I don’t know how faithfully I can stay with this new idea but I have decided to try a more free form post on Sundays. Whatever I like so I make no guaranties I just hope you like what’s here.
Update: Freddie is doing much better today so therefore, so are we. Oh and guess what, our other little boy, Marvin the kitty has a new pass time. Destroying the toilet paper roll in our spare bathroom. Yep, he discovered that he can sit on the counter, lean over and have at and he does not do a half way job about it.
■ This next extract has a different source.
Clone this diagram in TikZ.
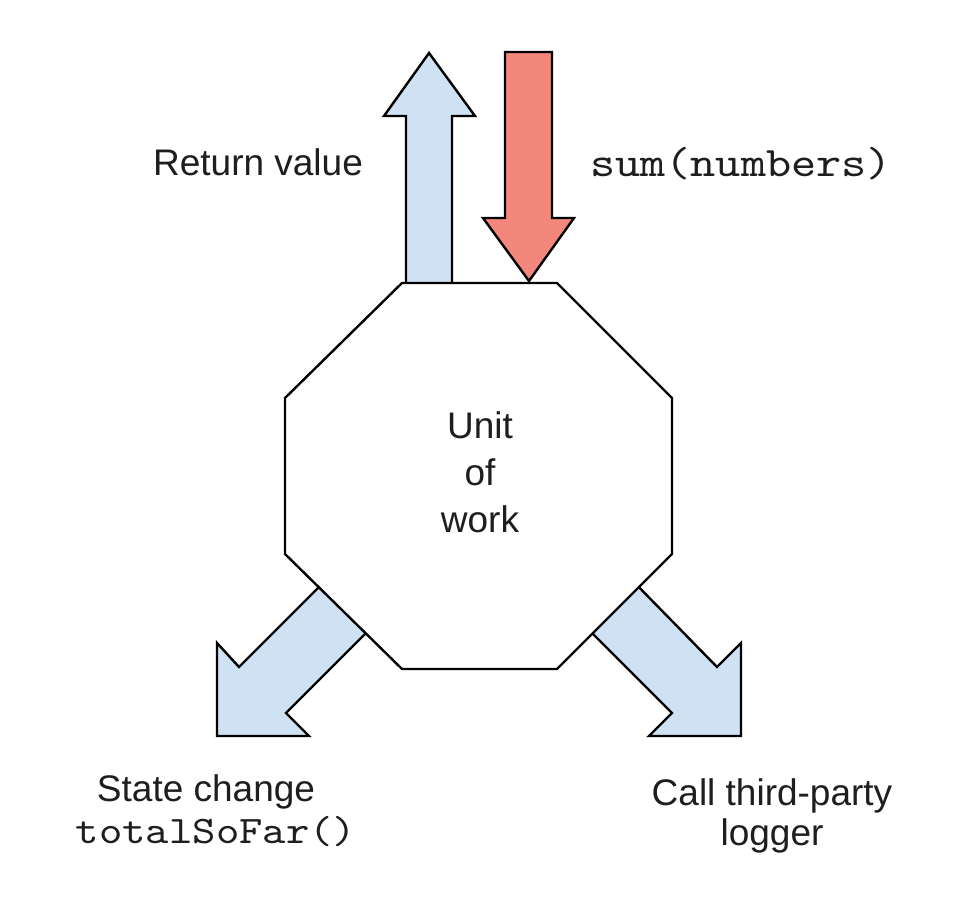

I will try and catch him in the act on film.
Well here we go just random silliness that I hope you like
Perks of being over 40…
1. Kidnappers are not very interested in you.
2. In a hostage situation you are likely to be released first.
3. No one expects you to run into a burning building.
4. People call at 9 PM and ask, “Did I wake you?”
5. People no longer view you as a hypochondriac.
6. There is nothing left to learn the hard way.
7. Things you buy now won’t wear out.
8. You can eat dinner at 4 P.M.
9. You can live without sex but not without glasses.
10. You enjoy hearing about other peoples operations.
11. You get into heated arguments about pension plans.
12. You have a party and the neighbors don’t even realize it.
13. You no longer think of speed limits as a challenge.
14. You quit trying to hold your stomach in, no matter who walks into the room.
15. You sing along with elevator music.
16. Your eyes won’t get much worse.
17. Your investment in health insurance is finally beginning to pay off.
18. Your joints are more accurate meteorologists than the national weather service.
19. Your secrets are safe with your friends because they can’t remember them either.
20. Your supply of brain cells is finally down to manageable size.
21. You can’t remember who sent you this list.